Many of them are rote re-interpretations of greatest hits.
It’s not to say they are always bad. Peter Frampton made a career on a live album, while other bands like the Grateful Dead, their live albums are superior to anything they’ve done in the studio.
On R.E.M’s new record, they threw out the rules.
There are virtually none of their big hits on the record. “So. Central Rain” is as close as it gets. The sound is obviously 100% live. It is all guitars, bass, drums and a bit of piano thrown in. You hear Peter Buck’s guitar feedback and Michael Stipe’s sometimes cracking vocals. When Mike Mills plays piano, you don’t hear a bass line.
They are not really promoting anything. There are a few songs off their early 2008 release Accelerate, so you can say they’re trying to milk a few extra sales off that relatively poor selling record. However, it is well past that record’s “recording/release/tour’ cycle. If there is an underlying motive, it’s to tie-in their rawer guitar-based older stuff with their back-to basics sound of Accelerate.
This record is a valentine to their old fans. The ones who bought Chronic Town and Murmur, probably also bought Reckoning and Fables of the Reconstruction, but slowly drifted off after that. The album is full of raw re-telling of songs like “Pretty Persuasion” and “West of the Fields”. It is virtually all deep cuts. Even early hits like “Radio Free Europe” and “Can’t Get There from Here” are left off, not to mention “Losing My Religion” or “Stand”
The band more or less stays away from its big rock star era and it also ignores most of the relatively recent atmospheric stuff of Up, Reveal, and Around the Sun. The one song they do from that era, “I’ve Been High”, is re-done sounding like a Fables-era piano ballad.
You don’t hear the eclectic amalgams of Out Of Time, or the graceful southern goth of Automatic for the People (“Drive” being the exception). Some of those textures and the finer material on those records are missed. R.E.M. used to bring along a few sidement to help re-create those sounds, but on Olympia they sound like a three-piece, accompanied by drummer Bill Reiflin.
The seeming result is to re-identify to themselves and their fans as a true rock band. They get well over two hours of pure R.E.M.-style guitar rock, even minus the hits and chunks of their career. It looked like the departure of drummer Bill Berry sort of threw them into a sometimes meandering voyage of re-self discovery. On Accelerate and Live and Olympia this voyage seems to bring them back where they started, as the raw, yet sublime rock band they always were.

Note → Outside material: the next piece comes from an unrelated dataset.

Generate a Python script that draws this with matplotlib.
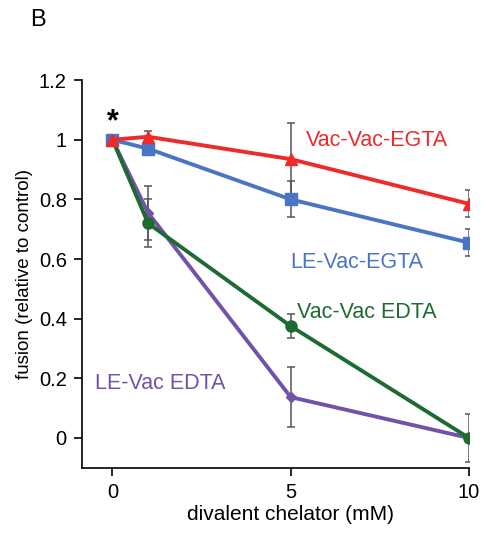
import matplotlib
matplotlib.use("Agg")
import matplotlib.pyplot as plt

plt.rcParams['font.family'] = ['Liberation Sans', 'DejaVu Sans']

# chelator concentration (mM)
conc = [0, 1, 5, 10]

# normalized fusion, mean and error per series
vac_vac_egta = [1.0, 1.01, 0.935, 0.785]
vac_vac_egta_err = [0.0, 0.02, 0.12, 0.045]

le_vac_egta = [1.0, 0.97, 0.80, 0.655]
le_vac_egta_err = [0.0, 0.0, 0.06, 0.045]

vac_vac_edta = [1.0, 0.72, 0.375, 0.0]
vac_vac_edta_err = [0.0, 0.08, 0.04, 0.08]

le_vac_edta = [1.0, 0.755, 0.137, 0.0]
le_vac_edta_err = [0.0, 0.09, 0.10, 0.0]

series_names = ["Vac-Vac-EGTA", "LE-Vac-EGTA", "Vac-Vac EDTA", "LE-Vac EDTA"]
x_ticks = [0, 5, 10]
y_ticks = [0, 0.2, 0.4, 0.6, 0.8, 1.0, 1.2]
y_tick_labels = ["0", "0.2", "0.4", "0.6", "0.8", "1", "1.2"]

RED = "#EE2A2A"
BLUE = "#4A74C4"
GREEN = "#1E6B32"
PURPLE = "#7152A8"

fig = plt.figure(figsize=(4.86, 5.34), dpi=100)
ax = fig.add_axes([0.169, 0.124, 0.796, 0.726])

err_kw = dict(fmt="none", ecolor="#555555", elinewidth=1.1, capsize=3, capthick=1.1, zorder=1)

series = [
    (le_vac_edta, le_vac_edta_err, PURPLE, "D", 5),
    (vac_vac_edta, vac_vac_edta_err, GREEN, "o", 8),
    (le_vac_egta, le_vac_egta_err, BLUE, "s", 8),
    (vac_vac_egta, vac_vac_egta_err, RED, "^", 8),
]
for vals, errs, col, mk, ms in series:
    ax.errorbar(conc, vals, yerr=errs, **err_kw)
for vals, errs, col, mk, ms in series:
    ax.plot(conc, vals, color=col, lw=2.8, marker=mk, markersize=ms,
            markeredgecolor=col, zorder=3)

xmin, xmax = -0.85, 10.0
ax.set_xlim(xmin, xmax)
ax.set_ylim(-0.1, 1.2)
ax.set_xticks(x_ticks)
ax.set_yticks(y_ticks)
ax.set_yticklabels(y_tick_labels)
ax.tick_params(labelsize=14.5, length=6, width=1.2, direction="out", pad=5)
for s in ["top", "right"]:
    ax.spines[s].set_visible(False)
for s in ["left", "bottom"]:
    ax.spines[s].set_linewidth(1.2)

ax.set_xlabel("divalent chelator (mM)", fontsize=15, labelpad=2)
# center the x label under the middle tick
ax.xaxis.label.set_x((5 - xmin) / (xmax - xmin))
ax.set_ylabel("fusion (relative to control)", fontsize=13.5, labelpad=4)

lbl = 15.5
ax.text(5.43, 0.997, series_names[0], color=RED, fontsize=lbl, va="center")
ax.text(4.99, 0.587, series_names[1], color=BLUE, fontsize=lbl, va="center")
ax.text(5.18, 0.42, series_names[2], color=GREEN, fontsize=lbl, va="center")
ax.text(-0.48, 0.183, series_names[3], color=PURPLE, fontsize=lbl, va="center")
ax.text(0, 1.06, "*", fontsize=22, fontweight="bold", ha="center", va="center")

fig.text(0.062, 0.963, "B", fontsize=17, va="center")

fig.savefig("out.png", dpi=100)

R.E.M. has truly given up aspirations of being a U2-style rock dragon. They gave it up long ago. Nowadays they play to their sizable niche. Live at the Olympia is an attempt to re-connect with some of that niche they may have lost during the Big Rock days and the post-Bill Berry experimental period. It succeeds well in that regard. Non-R.E.M. fans may not get it and may not be interested, but that would probably be fine with the band.